> Objective:
Transcribe the stretch of entries below from the line with "Convert this chart to matplotlib code." through the line with "ax.set_ylim(0, 1000)", exactly and with both ends included; leave out all other lines.

<<<<

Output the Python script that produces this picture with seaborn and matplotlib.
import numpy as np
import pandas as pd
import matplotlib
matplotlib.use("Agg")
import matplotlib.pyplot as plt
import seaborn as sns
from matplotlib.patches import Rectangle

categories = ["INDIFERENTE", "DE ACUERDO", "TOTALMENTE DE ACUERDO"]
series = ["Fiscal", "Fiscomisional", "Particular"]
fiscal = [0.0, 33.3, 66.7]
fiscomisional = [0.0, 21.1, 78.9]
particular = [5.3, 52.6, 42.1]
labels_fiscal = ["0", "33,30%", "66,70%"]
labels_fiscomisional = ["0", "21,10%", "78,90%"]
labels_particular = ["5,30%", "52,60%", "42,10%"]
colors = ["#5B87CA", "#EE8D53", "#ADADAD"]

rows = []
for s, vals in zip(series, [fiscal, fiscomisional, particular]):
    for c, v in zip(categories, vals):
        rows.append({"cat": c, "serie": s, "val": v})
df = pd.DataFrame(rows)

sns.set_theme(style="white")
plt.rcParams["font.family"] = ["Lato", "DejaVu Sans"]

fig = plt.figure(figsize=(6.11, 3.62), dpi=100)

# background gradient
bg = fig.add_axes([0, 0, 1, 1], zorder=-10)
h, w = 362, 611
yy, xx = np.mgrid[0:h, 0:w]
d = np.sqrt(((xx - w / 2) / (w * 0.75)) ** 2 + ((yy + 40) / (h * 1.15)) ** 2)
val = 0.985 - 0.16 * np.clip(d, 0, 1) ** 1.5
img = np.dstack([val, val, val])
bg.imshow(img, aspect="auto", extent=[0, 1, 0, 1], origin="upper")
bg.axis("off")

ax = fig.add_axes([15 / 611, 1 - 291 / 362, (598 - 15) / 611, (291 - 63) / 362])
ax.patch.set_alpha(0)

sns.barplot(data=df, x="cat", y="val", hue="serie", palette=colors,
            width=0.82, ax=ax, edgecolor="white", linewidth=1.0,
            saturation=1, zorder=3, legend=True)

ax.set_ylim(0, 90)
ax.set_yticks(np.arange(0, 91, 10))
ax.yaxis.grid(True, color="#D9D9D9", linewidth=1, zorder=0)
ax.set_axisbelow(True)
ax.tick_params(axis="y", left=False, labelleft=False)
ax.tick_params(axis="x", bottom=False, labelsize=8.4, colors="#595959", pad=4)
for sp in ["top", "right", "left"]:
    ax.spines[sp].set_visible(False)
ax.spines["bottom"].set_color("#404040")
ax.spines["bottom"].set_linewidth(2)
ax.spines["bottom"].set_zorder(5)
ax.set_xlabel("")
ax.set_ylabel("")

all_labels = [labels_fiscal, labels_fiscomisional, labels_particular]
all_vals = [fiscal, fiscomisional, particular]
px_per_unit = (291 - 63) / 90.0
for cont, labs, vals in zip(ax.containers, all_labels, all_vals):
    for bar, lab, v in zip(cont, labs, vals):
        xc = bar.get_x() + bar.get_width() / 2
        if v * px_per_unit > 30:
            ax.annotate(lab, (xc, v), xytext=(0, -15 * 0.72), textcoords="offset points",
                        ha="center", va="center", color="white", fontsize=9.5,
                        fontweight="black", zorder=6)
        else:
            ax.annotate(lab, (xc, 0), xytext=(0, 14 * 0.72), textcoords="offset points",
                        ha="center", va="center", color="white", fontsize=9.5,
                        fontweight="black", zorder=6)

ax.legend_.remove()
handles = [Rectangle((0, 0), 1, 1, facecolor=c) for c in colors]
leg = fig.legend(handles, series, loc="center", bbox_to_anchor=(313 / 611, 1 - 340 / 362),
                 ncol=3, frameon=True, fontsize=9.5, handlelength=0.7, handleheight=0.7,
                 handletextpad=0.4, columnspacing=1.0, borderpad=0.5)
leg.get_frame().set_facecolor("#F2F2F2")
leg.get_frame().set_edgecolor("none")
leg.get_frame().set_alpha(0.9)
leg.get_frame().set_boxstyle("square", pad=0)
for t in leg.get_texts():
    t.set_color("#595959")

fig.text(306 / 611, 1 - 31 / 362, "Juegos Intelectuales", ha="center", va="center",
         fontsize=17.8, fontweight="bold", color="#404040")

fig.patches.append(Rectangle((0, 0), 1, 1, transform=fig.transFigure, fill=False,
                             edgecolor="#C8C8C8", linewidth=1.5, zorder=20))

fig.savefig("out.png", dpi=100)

>>>>
<<<<

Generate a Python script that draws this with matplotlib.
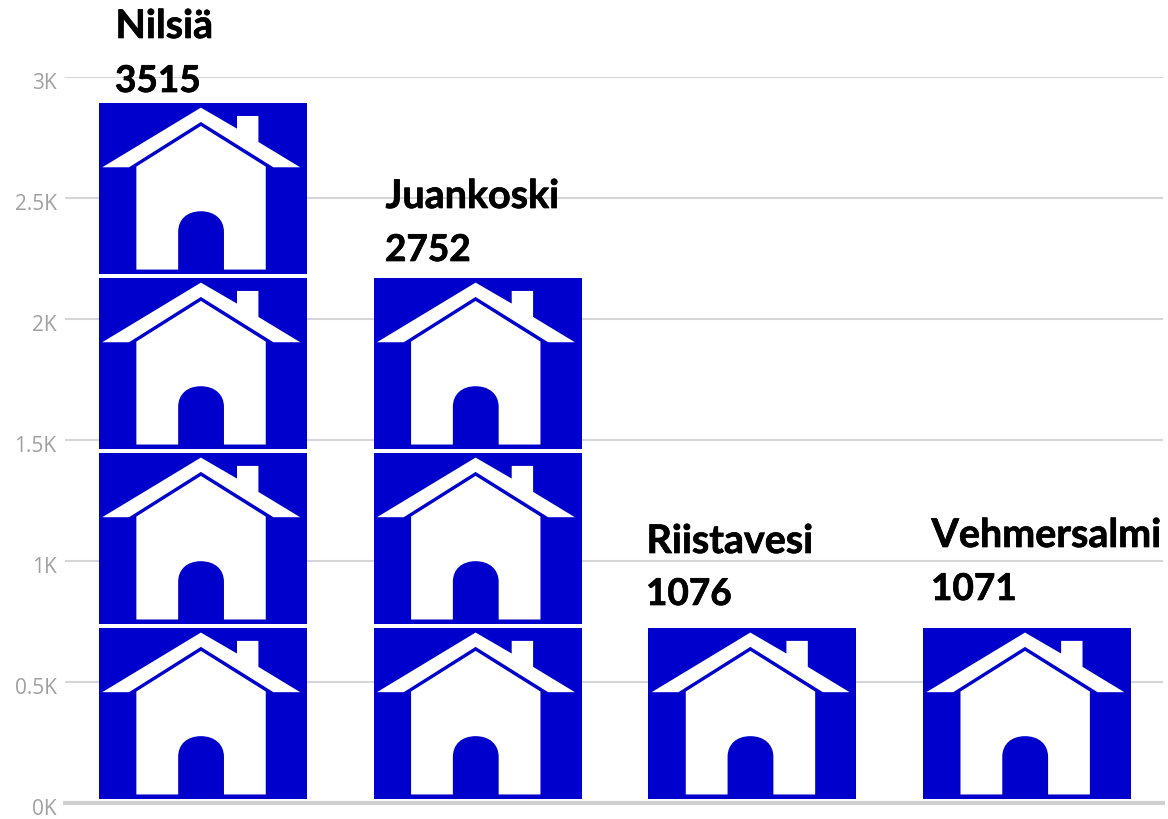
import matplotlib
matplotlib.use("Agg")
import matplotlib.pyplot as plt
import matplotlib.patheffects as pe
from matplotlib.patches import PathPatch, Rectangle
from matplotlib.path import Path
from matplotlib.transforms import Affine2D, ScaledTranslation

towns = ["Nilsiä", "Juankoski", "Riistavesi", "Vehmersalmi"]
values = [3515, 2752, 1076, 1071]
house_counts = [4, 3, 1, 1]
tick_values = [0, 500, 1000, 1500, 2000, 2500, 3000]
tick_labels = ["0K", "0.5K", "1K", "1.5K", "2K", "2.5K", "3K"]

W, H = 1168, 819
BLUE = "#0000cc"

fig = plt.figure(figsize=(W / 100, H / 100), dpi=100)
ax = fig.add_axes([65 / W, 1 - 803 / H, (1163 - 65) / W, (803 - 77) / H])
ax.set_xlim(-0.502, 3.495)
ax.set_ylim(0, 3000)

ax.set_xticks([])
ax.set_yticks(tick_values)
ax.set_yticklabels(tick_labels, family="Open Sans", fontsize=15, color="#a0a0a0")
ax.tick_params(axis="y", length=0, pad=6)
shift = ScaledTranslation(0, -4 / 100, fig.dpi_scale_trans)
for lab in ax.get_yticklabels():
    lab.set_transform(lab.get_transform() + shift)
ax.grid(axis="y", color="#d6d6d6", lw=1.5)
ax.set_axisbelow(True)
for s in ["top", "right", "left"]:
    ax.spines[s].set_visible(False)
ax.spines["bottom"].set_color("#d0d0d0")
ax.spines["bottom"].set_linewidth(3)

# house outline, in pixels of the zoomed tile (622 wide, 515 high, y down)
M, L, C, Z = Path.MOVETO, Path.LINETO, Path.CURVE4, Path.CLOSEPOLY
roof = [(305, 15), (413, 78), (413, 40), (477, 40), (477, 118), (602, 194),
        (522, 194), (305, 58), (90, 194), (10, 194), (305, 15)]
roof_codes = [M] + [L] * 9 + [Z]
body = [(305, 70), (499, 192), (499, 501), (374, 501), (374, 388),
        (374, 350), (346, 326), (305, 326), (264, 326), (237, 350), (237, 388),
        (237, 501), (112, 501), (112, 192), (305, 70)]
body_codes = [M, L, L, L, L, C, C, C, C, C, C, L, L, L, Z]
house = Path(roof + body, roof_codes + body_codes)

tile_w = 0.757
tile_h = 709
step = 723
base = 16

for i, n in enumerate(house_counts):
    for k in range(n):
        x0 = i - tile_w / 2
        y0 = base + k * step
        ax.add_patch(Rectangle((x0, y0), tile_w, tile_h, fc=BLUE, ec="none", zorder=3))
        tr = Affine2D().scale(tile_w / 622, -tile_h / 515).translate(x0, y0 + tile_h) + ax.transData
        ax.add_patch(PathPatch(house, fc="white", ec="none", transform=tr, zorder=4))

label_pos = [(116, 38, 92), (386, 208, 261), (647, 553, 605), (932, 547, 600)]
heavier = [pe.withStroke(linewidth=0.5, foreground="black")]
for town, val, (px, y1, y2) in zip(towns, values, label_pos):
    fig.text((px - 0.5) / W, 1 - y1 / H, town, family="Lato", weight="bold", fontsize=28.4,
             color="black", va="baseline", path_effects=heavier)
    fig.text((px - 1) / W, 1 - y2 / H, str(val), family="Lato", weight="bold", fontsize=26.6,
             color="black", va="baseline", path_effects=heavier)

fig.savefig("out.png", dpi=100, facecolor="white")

>>>>
<<<<

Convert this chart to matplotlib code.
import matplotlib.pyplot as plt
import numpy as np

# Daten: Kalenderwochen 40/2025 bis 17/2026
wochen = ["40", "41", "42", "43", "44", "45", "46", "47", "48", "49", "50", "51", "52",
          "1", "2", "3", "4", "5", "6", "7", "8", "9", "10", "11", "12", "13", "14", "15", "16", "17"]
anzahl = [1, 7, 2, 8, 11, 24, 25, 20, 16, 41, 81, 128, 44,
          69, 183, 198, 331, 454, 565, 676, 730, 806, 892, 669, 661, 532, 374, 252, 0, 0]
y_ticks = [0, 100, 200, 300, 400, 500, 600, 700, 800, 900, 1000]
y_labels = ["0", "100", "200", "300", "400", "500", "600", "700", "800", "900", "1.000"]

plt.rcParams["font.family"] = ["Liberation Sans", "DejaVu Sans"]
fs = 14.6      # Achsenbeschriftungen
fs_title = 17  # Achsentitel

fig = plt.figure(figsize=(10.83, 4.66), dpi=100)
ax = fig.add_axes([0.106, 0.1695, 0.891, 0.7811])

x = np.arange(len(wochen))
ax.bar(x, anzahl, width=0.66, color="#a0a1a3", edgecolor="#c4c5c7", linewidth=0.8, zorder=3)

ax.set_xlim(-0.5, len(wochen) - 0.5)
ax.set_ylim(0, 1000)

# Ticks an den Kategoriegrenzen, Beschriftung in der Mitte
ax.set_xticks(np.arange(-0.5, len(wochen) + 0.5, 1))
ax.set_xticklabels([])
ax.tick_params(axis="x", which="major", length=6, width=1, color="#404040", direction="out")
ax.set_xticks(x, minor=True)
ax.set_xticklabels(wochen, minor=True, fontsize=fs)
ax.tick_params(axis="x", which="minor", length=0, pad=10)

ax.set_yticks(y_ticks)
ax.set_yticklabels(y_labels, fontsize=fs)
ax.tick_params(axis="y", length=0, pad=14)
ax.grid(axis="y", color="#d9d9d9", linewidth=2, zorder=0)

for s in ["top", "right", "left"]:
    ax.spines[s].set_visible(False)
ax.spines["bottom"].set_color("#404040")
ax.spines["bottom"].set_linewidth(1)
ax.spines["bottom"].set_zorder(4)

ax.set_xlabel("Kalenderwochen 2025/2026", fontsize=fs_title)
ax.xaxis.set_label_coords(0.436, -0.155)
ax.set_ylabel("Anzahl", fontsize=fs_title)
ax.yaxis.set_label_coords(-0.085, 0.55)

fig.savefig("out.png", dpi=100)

>>>>

> Full answer:
Convert this chart to matplotlib code.
import matplotlib.pyplot as plt
import numpy as np

# Daten: Kalenderwochen 40/2025 bis 17/2026
wochen = ["40", "41", "42", "43", "44", "45", "46", "47", "48", "49", "50", "51", "52",
          "1", "2", "3", "4", "5", "6", "7", "8", "9", "10", "11", "12", "13", "14", "15", "16", "17"]
anzahl = [1, 7, 2, 8, 11, 24, 25, 20, 16, 41, 81, 128, 44,
          69, 183, 198, 331, 454, 565, 676, 730, 806, 892, 669, 661, 532, 374, 252, 0, 0]
y_ticks = [0, 100, 200, 300, 400, 500, 600, 700, 800, 900, 1000]
y_labels = ["0", "100", "200", "300", "400", "500", "600", "700", "800", "900", "1.000"]

plt.rcParams["font.family"] = ["Liberation Sans", "DejaVu Sans"]
fs = 14.6      # Achsenbeschriftungen
fs_title = 17  # Achsentitel

fig = plt.figure(figsize=(10.83, 4.66), dpi=100)
ax = fig.add_axes([0.106, 0.1695, 0.891, 0.7811])

x = np.arange(len(wochen))
ax.bar(x, anzahl, width=0.66, color="#a0a1a3", edgecolor="#c4c5c7", linewidth=0.8, zorder=3)

ax.set_xlim(-0.5, len(wochen) - 0.5)
ax.set_ylim(0, 1000)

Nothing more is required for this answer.